### Goal
A precise retyping is required of every line from the one containing "Output the web" down to the one containing "['.75', '1.00', '1.25', '1.50', '1.75', '2.00'];", both included, and of no other line.

## START

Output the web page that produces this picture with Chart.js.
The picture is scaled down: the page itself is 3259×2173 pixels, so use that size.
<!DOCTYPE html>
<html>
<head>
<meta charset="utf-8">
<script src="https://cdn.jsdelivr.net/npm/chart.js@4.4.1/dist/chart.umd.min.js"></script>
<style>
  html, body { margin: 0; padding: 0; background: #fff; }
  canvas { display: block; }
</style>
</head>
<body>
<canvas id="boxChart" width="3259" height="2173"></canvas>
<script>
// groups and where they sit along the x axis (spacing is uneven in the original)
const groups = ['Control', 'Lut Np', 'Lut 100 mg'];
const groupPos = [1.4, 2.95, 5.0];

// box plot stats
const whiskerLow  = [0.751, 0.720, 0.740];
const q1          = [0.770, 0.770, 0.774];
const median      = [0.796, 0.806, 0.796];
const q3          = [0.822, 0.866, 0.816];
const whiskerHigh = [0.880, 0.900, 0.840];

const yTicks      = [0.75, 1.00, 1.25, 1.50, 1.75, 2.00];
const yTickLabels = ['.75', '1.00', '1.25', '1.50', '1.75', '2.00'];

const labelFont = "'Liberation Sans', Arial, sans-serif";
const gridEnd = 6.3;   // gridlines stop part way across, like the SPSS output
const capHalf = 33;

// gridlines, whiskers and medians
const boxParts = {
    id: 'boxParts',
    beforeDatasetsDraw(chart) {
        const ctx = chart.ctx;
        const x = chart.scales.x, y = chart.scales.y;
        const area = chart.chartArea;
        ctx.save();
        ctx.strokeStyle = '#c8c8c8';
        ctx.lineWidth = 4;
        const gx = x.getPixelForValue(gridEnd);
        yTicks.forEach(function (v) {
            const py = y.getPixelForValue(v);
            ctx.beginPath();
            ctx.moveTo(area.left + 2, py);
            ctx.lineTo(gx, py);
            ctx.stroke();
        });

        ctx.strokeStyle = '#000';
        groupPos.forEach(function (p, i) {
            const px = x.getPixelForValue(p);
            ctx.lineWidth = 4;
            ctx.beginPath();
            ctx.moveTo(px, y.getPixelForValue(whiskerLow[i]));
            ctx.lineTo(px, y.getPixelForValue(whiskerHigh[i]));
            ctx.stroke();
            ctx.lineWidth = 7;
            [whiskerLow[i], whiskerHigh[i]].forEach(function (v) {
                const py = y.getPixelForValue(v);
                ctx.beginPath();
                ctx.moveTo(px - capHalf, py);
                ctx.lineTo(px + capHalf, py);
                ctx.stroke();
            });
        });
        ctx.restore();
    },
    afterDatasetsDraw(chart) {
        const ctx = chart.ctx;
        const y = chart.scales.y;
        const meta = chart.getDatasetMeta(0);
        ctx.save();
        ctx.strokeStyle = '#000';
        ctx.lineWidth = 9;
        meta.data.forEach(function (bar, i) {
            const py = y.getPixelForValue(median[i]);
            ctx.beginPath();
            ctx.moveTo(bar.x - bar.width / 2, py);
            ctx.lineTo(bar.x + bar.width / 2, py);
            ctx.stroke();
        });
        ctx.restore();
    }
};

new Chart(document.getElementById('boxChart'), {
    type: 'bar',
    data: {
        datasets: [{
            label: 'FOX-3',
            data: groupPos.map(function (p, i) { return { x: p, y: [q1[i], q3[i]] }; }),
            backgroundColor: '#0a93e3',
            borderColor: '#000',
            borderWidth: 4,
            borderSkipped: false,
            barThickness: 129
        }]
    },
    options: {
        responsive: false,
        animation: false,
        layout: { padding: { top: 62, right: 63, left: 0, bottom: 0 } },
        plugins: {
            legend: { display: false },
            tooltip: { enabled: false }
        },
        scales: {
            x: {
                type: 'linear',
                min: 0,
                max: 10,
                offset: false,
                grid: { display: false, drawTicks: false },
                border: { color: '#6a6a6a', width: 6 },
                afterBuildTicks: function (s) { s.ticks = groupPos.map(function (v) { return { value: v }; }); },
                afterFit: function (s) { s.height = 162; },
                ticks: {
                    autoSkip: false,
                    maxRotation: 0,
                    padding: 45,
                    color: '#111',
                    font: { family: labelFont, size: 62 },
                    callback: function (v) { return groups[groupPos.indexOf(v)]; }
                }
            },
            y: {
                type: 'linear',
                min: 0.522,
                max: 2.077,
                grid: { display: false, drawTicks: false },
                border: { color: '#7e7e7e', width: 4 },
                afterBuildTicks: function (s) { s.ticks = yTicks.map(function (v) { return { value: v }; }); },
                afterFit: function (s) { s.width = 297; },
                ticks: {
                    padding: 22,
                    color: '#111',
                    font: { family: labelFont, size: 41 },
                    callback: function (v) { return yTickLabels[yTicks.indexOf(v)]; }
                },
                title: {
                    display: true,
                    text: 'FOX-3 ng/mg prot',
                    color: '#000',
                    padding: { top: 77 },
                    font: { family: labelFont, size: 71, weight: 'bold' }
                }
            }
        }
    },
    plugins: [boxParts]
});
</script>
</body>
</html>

## END
## START

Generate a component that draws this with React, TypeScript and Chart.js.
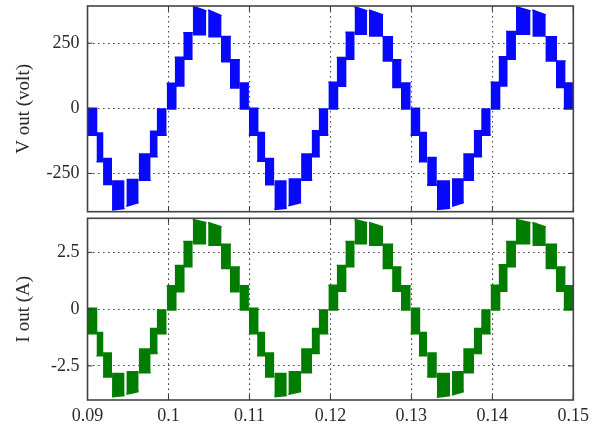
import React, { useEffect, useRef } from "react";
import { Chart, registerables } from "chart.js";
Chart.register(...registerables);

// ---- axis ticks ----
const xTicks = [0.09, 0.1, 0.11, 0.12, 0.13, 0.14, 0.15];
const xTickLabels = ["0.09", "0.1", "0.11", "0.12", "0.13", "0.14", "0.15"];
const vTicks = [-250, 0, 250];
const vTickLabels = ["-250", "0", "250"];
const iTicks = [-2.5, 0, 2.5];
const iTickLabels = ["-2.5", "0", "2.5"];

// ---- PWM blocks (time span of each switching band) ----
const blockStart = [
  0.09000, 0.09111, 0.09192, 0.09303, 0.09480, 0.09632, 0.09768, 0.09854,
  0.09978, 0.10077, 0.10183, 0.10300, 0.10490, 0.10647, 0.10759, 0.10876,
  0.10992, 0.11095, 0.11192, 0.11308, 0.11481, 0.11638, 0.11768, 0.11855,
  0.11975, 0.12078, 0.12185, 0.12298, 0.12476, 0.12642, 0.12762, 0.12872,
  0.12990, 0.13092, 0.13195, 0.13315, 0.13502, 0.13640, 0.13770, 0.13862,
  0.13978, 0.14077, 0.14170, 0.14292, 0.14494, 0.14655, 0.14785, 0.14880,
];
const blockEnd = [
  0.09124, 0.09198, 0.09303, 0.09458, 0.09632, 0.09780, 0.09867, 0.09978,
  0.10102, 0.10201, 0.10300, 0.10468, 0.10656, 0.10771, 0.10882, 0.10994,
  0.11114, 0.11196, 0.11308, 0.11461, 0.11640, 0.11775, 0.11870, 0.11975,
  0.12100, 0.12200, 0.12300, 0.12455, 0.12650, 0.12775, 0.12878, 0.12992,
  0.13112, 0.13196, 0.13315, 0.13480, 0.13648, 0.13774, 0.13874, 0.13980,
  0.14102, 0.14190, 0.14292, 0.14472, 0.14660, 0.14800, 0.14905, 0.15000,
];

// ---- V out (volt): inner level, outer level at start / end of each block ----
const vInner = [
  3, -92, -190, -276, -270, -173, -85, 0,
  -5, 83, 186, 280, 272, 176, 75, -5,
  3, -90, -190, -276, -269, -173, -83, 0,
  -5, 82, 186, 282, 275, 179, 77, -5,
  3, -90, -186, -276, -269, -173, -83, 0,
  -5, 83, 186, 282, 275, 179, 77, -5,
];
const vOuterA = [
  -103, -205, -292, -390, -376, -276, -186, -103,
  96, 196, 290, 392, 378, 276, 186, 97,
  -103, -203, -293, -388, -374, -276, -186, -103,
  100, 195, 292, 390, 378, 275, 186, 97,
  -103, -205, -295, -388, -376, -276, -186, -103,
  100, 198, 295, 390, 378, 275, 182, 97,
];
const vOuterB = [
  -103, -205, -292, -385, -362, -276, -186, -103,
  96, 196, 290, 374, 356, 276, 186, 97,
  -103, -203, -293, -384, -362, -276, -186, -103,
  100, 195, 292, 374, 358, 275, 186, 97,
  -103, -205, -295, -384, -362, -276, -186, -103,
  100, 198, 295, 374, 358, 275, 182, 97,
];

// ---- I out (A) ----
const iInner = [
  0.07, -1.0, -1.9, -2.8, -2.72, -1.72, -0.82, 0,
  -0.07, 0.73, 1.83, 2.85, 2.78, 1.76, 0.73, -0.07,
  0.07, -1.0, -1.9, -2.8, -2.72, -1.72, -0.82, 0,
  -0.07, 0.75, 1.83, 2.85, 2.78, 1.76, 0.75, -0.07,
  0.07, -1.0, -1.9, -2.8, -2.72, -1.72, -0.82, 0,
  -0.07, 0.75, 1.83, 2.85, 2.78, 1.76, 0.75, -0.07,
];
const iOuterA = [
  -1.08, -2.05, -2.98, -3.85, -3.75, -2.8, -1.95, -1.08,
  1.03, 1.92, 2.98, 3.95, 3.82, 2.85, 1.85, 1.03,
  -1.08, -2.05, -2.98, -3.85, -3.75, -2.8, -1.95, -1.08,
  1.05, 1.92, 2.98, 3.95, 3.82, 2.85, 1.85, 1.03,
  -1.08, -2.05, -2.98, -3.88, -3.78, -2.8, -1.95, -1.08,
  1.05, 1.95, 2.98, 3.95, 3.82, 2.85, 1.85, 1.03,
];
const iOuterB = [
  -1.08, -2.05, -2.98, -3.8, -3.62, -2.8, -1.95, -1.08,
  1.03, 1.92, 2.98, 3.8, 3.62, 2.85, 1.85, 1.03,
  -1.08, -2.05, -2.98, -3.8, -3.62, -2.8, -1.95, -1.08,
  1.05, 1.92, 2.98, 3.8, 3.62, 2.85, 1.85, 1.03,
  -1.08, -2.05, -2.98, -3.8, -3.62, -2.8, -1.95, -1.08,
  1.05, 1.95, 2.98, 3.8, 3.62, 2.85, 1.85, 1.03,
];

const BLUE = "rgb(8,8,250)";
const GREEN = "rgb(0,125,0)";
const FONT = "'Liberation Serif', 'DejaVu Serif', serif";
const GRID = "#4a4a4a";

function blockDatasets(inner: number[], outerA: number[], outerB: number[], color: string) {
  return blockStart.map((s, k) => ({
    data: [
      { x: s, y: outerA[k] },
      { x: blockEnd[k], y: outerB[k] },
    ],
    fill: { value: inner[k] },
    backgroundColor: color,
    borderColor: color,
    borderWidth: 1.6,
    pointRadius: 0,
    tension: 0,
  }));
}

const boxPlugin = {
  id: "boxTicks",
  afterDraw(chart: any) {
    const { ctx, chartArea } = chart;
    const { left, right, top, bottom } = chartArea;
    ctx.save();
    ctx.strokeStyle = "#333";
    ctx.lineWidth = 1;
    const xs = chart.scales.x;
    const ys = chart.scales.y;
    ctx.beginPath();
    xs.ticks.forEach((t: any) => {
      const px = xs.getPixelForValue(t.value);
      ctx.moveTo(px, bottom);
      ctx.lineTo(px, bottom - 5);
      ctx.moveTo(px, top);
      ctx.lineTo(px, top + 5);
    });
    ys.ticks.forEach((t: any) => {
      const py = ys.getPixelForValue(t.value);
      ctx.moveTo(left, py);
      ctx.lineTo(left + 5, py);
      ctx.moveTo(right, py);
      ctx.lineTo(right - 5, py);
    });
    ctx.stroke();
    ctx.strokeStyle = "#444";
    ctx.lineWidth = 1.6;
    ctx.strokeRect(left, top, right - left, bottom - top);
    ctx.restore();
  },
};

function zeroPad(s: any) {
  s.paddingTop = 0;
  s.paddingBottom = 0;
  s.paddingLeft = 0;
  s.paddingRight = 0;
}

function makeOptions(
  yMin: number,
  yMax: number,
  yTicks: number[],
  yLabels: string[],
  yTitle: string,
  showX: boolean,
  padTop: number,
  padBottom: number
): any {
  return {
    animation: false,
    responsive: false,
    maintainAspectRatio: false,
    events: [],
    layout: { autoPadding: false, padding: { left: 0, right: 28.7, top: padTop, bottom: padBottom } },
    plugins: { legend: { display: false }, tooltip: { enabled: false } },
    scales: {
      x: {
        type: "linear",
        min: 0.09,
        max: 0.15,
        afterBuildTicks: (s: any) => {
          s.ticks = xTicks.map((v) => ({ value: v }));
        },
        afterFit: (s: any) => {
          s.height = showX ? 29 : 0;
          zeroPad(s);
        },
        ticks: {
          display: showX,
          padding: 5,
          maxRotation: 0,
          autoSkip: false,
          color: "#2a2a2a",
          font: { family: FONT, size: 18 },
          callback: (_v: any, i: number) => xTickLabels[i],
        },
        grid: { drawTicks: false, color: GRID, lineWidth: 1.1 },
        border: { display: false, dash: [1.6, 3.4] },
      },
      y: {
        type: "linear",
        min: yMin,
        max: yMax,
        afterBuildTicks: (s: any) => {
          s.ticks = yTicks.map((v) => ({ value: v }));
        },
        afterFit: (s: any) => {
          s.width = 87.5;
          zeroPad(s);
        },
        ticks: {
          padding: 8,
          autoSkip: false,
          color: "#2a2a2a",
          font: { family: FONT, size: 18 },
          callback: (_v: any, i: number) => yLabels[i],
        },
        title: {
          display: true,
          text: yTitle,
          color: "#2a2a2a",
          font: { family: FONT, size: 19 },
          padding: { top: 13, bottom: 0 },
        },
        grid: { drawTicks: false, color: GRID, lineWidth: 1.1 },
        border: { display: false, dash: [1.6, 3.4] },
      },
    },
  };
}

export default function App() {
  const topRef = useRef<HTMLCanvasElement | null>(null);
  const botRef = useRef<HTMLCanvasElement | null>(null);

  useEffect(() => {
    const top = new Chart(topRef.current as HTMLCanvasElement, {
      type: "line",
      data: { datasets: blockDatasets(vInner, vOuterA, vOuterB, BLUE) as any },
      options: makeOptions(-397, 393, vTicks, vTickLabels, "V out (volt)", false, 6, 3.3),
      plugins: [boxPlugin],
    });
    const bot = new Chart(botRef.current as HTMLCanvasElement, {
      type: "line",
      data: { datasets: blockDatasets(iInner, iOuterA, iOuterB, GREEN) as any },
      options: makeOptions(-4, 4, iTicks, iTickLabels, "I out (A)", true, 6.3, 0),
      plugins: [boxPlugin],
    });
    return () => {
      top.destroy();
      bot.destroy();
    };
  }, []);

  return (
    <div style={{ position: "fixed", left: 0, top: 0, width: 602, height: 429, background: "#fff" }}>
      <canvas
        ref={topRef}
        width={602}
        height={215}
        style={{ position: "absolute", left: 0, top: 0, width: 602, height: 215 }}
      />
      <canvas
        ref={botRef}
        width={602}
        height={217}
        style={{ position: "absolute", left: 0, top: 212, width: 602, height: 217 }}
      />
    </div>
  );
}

## END

### Answer to the exercise
Output the web page that produces this picture with Chart.js.
The picture is scaled down: the page itself is 3259×2173 pixels, so use that size.
<!DOCTYPE html>
<html>
<head>
<meta charset="utf-8">
<script src="https://cdn.jsdelivr.net/npm/chart.js@4.4.1/dist/chart.umd.min.js"></script>
<style>
  html, body { margin: 0; padding: 0; background: #fff; }
  canvas { display: block; }
</style>
</head>
<body>
<canvas id="boxChart" width="3259" height="2173"></canvas>
<script>
// groups and where they sit along the x axis (spacing is uneven in the original)
const groups = ['Control', 'Lut Np', 'Lut 100 mg'];
const groupPos = [1.4, 2.95, 5.0];

// box plot stats
const whiskerLow  = [0.751, 0.720, 0.740];
const q1          = [0.770, 0.770, 0.774];
const median      = [0.796, 0.806, 0.796];
const q3          = [0.822, 0.866, 0.816];
const whiskerHigh = [0.880, 0.900, 0.840];

const yTicks      = [0.75, 1.00, 1.25, 1.50, 1.75, 2.00];
const yTickLabels = ['.75', '1.00', '1.25', '1.50', '1.75', '2.00'];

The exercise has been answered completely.